Unfortunately we are a long way off from having a space car in our garage. Plus traffic in major cities is only getting worse, and time spent in the car has increased proportionately. Highways are jammed, and consumers are confined to a very specific and opportunistic media space…in the car.
Average One-Way Commute Time (in minutes) by City (US Census Bureau Data)
Arbitron reports that the average time spent in a car during the weekday has gone from 2 hours and 11 minutes in 2003 to 2 hours and 52 minutes in 2009. That accounts for a 31% increase in just six years. I doubt these numbers are going to decrease over time.
So where’s the media opportunity?

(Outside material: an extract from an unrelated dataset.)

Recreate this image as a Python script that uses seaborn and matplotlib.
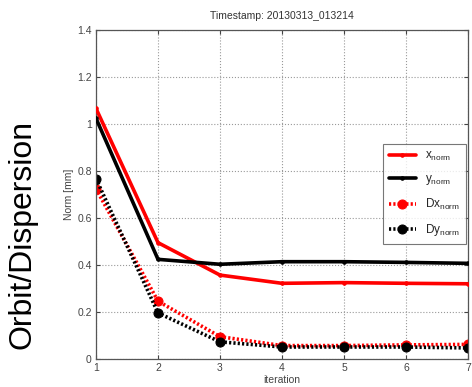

It’s in the car. Think about it. Where else are media choices limited during the average day? Where else are consumers confined to a singular space? And where else do you have the opportunity to communicate with one-on-one to your target?
Tim Westergren of Pandora understands the power of in-car media. Ford Motor Company recently announced that their hands free mobile app SYNC will be standard issue in all Ford cards. That means Pandora music will be able to target the lucrative in-car audience with customized music streaming beginning this year.
Along with music comes the inevitable traffic jam and the corresponding need for up to the second traffic information. Arbitron reports 50 percent of people get their traffic information from radio, 31 percent from television, and 5 percent from the Internet. Some think this may change with the advent of hands free in-car mobile applications.
BUT WAIT A MINUTE. Who’s got the technology and the content providers already in place? Radio does! Not only does almost every single car in America have a functioning AM and FM radio receiver, but almost everyone understands how to work technology. No fancy hookups. No mobile apps to download, and no surfing the web. Push a button and bingo…free music, local traffic and weather 24/7.
The key is local. The singular most important competitive advantage for radio is local. Local information delivered by local human beings, reporting from the local community, about local events that impact the people living in the local area. And believe it or not, some people rely on others to surprise them with personally selected musical choices rather than computer modeled choices of songs you know nothing about.
The most recent estimates suggest that in-car radio listening accounts for around 33 percent of all radio listening. Competing technologies understand that mobile in-car technologies such as SYNC provide newfound ways of entertaining the captured car driver who sits within the snarled traffic systems of most major markets.
But people gravitate towards those things they are most familiar with. Local personalities, with recognizable call letters, and comfortable voices. Local radio does that better than anything else, but the competition for the space inside the car is heating up. Keep an eye on it because you probably won’t see a George Jetson car within your lifetime.